For the old stuff I want to purchase, I’ve done it in one of two ways:

  1. if it’s an artist that has a deep catalog I love, I’ll purchase a greatest hits album, used, on EBay or Amazon for $1-5. This gets me 10-15 songs for just $0.10 – $0.20 a piece. Much cheaper than buying individual mp3’s
  2. if it’s a 1-3 hit wonder, I’ll just purchase those songs individually on Amazon

Here’s what it comes down to:

  1. my back catalog of favorites, I already own.
  2. my forward catalog of true favorites numbers far less than 120 per year (equivalent to a $120 annual subscription to one of the premium music services)

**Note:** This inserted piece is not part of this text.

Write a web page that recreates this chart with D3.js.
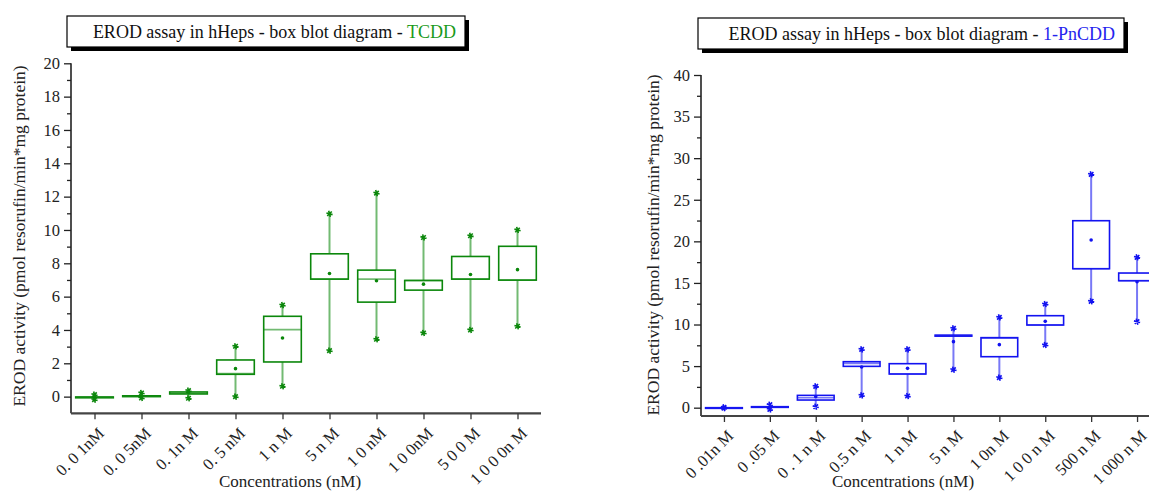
<!DOCTYPE html>
<html>
<head>
<meta charset="utf-8">
<script src="https://cdn.jsdelivr.net/npm/d3@7"></script>
<style>
  body { margin: 0; background: #fff; }
</style>
</head>
<body>
<svg id="chart" width="1149" height="493"></svg>
<script>
// TCDD panel values (pmol resorufin/min*mg protein)
const tcddLabels = ["0. 0 1nM", "0. 0 5nM", "0. 1n M", "0. 5 nM", "1  n M", "5  n M", "1 0 nM", "1 0 0nM", "5 0 0 M", "1 0 0 0n M"];
const tcddMin    = [-0.18, -0.08, -0.10, 0.00, 0.62, 2.76, 3.44, 3.82, 4.00, 4.22];
const tcddQ1     = [-0.07, 0.00, 0.16, 1.34, 2.08, 7.05, 5.67, 6.39, 7.05, 6.99];
const tcddMedian = [-0.04, 0.02, 0.20, 1.38, 4.02, 7.05, 7.05, 6.97, 7.05, 6.99];
const tcddQ3     = [-0.02, 0.05, 0.28, 2.20, 4.82, 8.57, 7.59, 6.97, 8.41, 9.02];
const tcddMax    = [0.12, 0.22, 0.36, 3.02, 5.49, 10.97, 12.21, 9.55, 9.65, 10.00];
const tcddMean   = [-0.04, 0.04, 0.26, 1.68, 3.52, 7.39, 6.95, 6.75, 7.33, 7.62];

// 1-PnCDD panel values
const pnLabels = ["0 .01n M", "0 .05 M", "0 . 1  n M", "0.5 n M", "1 n M", "5  n M", "1 0n M", "1 0 0 n M", "500  n M", "1 000  n M"];
const pnMin    = [-0.05, -0.20, 0.12, 1.48, 1.40, 4.57, 3.61, 7.54, 12.79, 10.34];
const pnQ1     = [-0.08, 0.04, 0.92, 4.97, 4.05, 8.60, 6.13, 9.94, 16.71, 15.27];
const pnMedian = [-0.04, 0.08, 1.20, 5.33, 4.05, 8.66, 8.34, 9.94, 16.71, 15.27];
const pnQ3     = [0.00, 0.12, 1.48, 5.53, 5.29, 8.72, 8.42, 11.06, 22.48, 16.19];
const pnMax    = [0.05, 0.36, 2.57, 7.01, 7.01, 9.54, 10.86, 12.46, 28.06, 18.08];
const pnMean   = [-0.02, 0.10, 1.32, 4.89, 4.73, 7.94, 7.58, 10.38, 20.16, 15.15];

const FONT = '"Liberation Serif", "Times New Roman", Times, "DejaVu Serif", serif';
const svg = d3.select("#chart").style("font-family", FONT);

function drawPanel(p) {
  const g = svg.append("g");
  const rows = p.labels.map((l, i) => ({
    label: l, min: p.min[i], q1: p.q1[i], med: p.median[i], q3: p.q3[i], max: p.max[i], mean: p.mean[i]
  }));

  const x = d3.scalePoint().domain(p.labels).range([p.left, p.right]).padding(0.5);
  const y = d3.scaleLinear().domain(p.yDomain).range([p.bottom, p.top]);
  const bw = x.step() * 0.8;

  // whiskers
  g.selectAll("line.whisker")
    .data(rows)
    .join("line")
    .attr("class", "whisker")
    .attr("x1", d => x(d.label))
    .attr("x2", d => x(d.label))
    .attr("y1", d => y(d.min))
    .attr("y2", d => y(d.max))
    .attr("stroke", p.light)
    .attr("stroke-width", 2);

  // boxes
  g.selectAll("rect.box")
    .data(rows)
    .join("rect")
    .attr("class", "box")
    .attr("x", d => x(d.label) - bw / 2)
    .attr("width", bw)
    .attr("y", d => y(d.q3))
    .attr("height", d => Math.max(0.5, y(d.q1) - y(d.q3)))
    .attr("fill", "#fff")
    .attr("stroke", p.color)
    .attr("stroke-width", 1.6);

  // median lines
  g.selectAll("line.median")
    .data(rows)
    .join("line")
    .attr("class", "median")
    .attr("x1", d => x(d.label) - bw / 2)
    .attr("x2", d => x(d.label) + bw / 2)
    .attr("y1", d => y(d.med))
    .attr("y2", d => y(d.med))
    .attr("stroke", p.light)
    .attr("stroke-width", 1.6);

  // mean dots
  g.selectAll("circle.mean")
    .data(rows)
    .join("circle")
    .attr("class", "mean")
    .attr("cx", d => x(d.label))
    .attr("cy", d => y(d.mean))
    .attr("r", 1.8)
    .attr("fill", p.color);

  // min / max markers
  const star = d3.symbol().type(d3.symbolAsterisk).size(28);
  const ends = rows.flatMap(d => [{ label: d.label, v: d.min }, { label: d.label, v: d.max }]);
  g.selectAll("path.end")
    .data(ends)
    .join("path")
    .attr("class", "end")
    .attr("transform", d => `translate(${x(d.label)},${y(d.v)}) rotate(45)`)
    .attr("d", star)
    .attr("fill", "none")
    .attr("stroke", p.color)
    .attr("stroke-width", 1.6);

  // y axis, major + minor ticks
  const majors = d3.range(0, p.yDomain[1] + 0.001, p.yStep);
  const minors = d3.range(p.yStep / 2, p.yDomain[1], p.yStep);
  g.append("g")
    .attr("transform", `translate(${p.left},0)`)
    .call(d3.axisLeft(y).tickValues(minors).tickSize(4).tickSizeOuter(0).tickFormat(""))
    .call(a => a.select(".domain").remove())
    .selectAll("line").attr("stroke", "#222").attr("stroke-width", 1.3);
  const ya = g.append("g")
    .attr("transform", `translate(${p.left},0)`)
    .call(d3.axisLeft(y).tickValues(majors).tickSize(7).tickPadding(4).tickSizeOuter(0))
    .attr("font-family", FONT);
  ya.select(".domain").attr("stroke", "#222").attr("stroke-width", 1.6)
    .attr("d", `M0,${p.top}V${p.bottom}`);
  ya.selectAll("line").attr("stroke", "#222").attr("stroke-width", 1.3);
  ya.selectAll("text").style("font-size", "16.5px").style("font-family", FONT).attr("fill", "#222");

  // x axis
  const xa = g.append("g")
    .attr("transform", `translate(0,${p.bottom})`)
    .call(d3.axisBottom(x).tickSize(6).tickSizeOuter(0))
    .attr("font-family", FONT);
  xa.select(".domain").attr("stroke", "#444").attr("stroke-width", 2.2)
    .attr("d", `M${p.left},0H${p.axisEnd}`);
  xa.selectAll("line").attr("stroke", "#333").attr("stroke-width", 1.3);
  xa.selectAll("text")
    .style("font-size", "16.5px")
    .style("font-family", FONT)
    .attr("fill", "#222")
    .style("text-anchor", "end")
    .attr("y", 0)
    .attr("dy", 0)
    .attr("transform", "translate(10,21) rotate(-45)");

  // axis titles
  g.append("text")
    .attr("x", p.xTitleX)
    .attr("y", 487)
    .attr("text-anchor", "middle")
    .attr("fill", "#222")
    .style("font-family", FONT)
    .style("font-size", "17px")
    .text("Concentrations (nM)");
  g.append("text")
    .attr("transform", `translate(${p.yTitleX},${p.yTitleY}) rotate(-90)`)
    .attr("text-anchor", "middle")
    .attr("fill", "#222")
    .style("font-family", FONT)
    .style("font-size", "17.5px")
    .text("EROD activity (pmol resorufin/min*mg protein)");

  // framed title with drop shadow
  const t = p.titleBox;
  g.append("rect")
    .attr("x", t.x + 4).attr("y", t.y + 4).attr("width", t.w).attr("height", t.h)
    .attr("fill", "#000");
  g.append("rect")
    .attr("x", t.x).attr("y", t.y).attr("width", t.w).attr("height", t.h)
    .attr("fill", "#fff").attr("stroke", "#000").attr("stroke-width", 1.2);
  const tt = g.append("text")
    .attr("x", t.x + t.w - 9)
    .attr("y", t.y + 22)
    .attr("text-anchor", "end")
    .style("font-family", FONT)
    .style("font-size", "18px");
  tt.append("tspan").attr("fill", "#111").text("EROD assay in hHeps - box blot diagram - ");
  tt.append("tspan").attr("fill", p.titleColor).text(p.name);
}

drawPanel({
  name: "TCDD",
  labels: tcddLabels, min: tcddMin, q1: tcddQ1, median: tcddMedian, q3: tcddQ3, max: tcddMax, mean: tcddMean,
  left: 71, right: 541, axisEnd: 541, top: 63.3, bottom: 413.3,
  yDomain: [-1, 20], yStep: 2,
  color: "#0b870b", light: "rgba(20,140,20,0.6)", titleColor: "#1a9a1a",
  xTitleX: 290, yTitleX: 25, yTitleY: 236,
  titleBox: { x: 67, y: 16, w: 398, h: 31 }
});

drawPanel({
  name: "1-PnCDD",
  labels: pnLabels, min: pnMin, q1: pnQ1, median: pnMedian, q3: pnQ3, max: pnMax, mean: pnMean,
  left: 701, right: 1160, axisEnd: 1160, top: 75, bottom: 416,
  yDomain: [-1, 40], yStep: 5,
  color: "#1212f0", light: "rgba(30,30,240,0.6)", titleColor: "#2424ee",
  xTitleX: 903, yTitleX: 659, yTitleY: 245,
  titleBox: { x: 698, y: 18, w: 426, h: 31 }
});
</script>
</body>
</html>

The Benefits of Ditching Paid Music Streaming

Every year, I’m saving money.

There are additional bonuses to this strategy as well:

  • I own all of my music and nobody can take it away from me. The premium subscription services do not have 100% coverage and content partnerships come and go. I am not a prisoner to business dealings.
  • I am immune to further price increases. $10.99 is the starting point, but what will each of these services cost 10, 20, 50 years from now? Buying and owning the music now protects me from certain price increases. It’s an inflation hedge!
  • There is rapid consolidation within this industry. If I own the music files, yeah, I’ll be a little bummed if a service is bought out or otherwise shuts down, but at least I won’t have to re-build my library from scratch.
  • Massive amounts of data saved that would go to streaming songs. Music apps might be the biggest data hog there is and housing songs on your mobile device is one of the best ways to cut your mobile data use.

The one downside to my strategy is that I don’t get to discover new music, while on the go, unless I flip on a radio (yes, radio stations do still exist). But I can live with that, particularly since I sit at a desk all day, giving me plenty of time to discover.

I can also see generations now growing up with 100% digital streaming and no CD catalog. For these folks, it might actually make a lot of sense to just dish out the cash for a premium service. However, the economics could still work out for mp3 acquisition, with some planning.

Back to a Hipster Past?

<side-story tangent> A few months ago, I’m waiting at the bus stop when a young guy, probably about 19 years old, walks up and stands next to me. He then proceeds to pull out what looked like a brand new Sony Walkman, pop in a fresh pair of AA batteries and look it over in amazement while pressing the various forward, rewind, and play buttons. From there, he pulls out a 1980’s Lee Iacocca book on tape, STILL IN THE WRAPPER, opens it up, and pops it in to the Walkman. The whole time, I’m mesmerized. My first thought was, “Is this a dream, and in it, I’ve overlaid the year 1984 on to my commute?”. My second thought was, “Am I in a prank show?”. My third thought was, “Is it actually possible that hipsters now look at Walkman and cassette tapes as hip?”. To this day, I still have no answer. Kids, do yourself a favor and never EVER touch a cassette player. You are not missing anything.

Anyhow, I thought I’d share how I have kept my music listening costs down and how others think about this and the strategies used. Would love to hear the cheapest way you have found to listen to your favorite music, uninterrupted. Fill those comments up!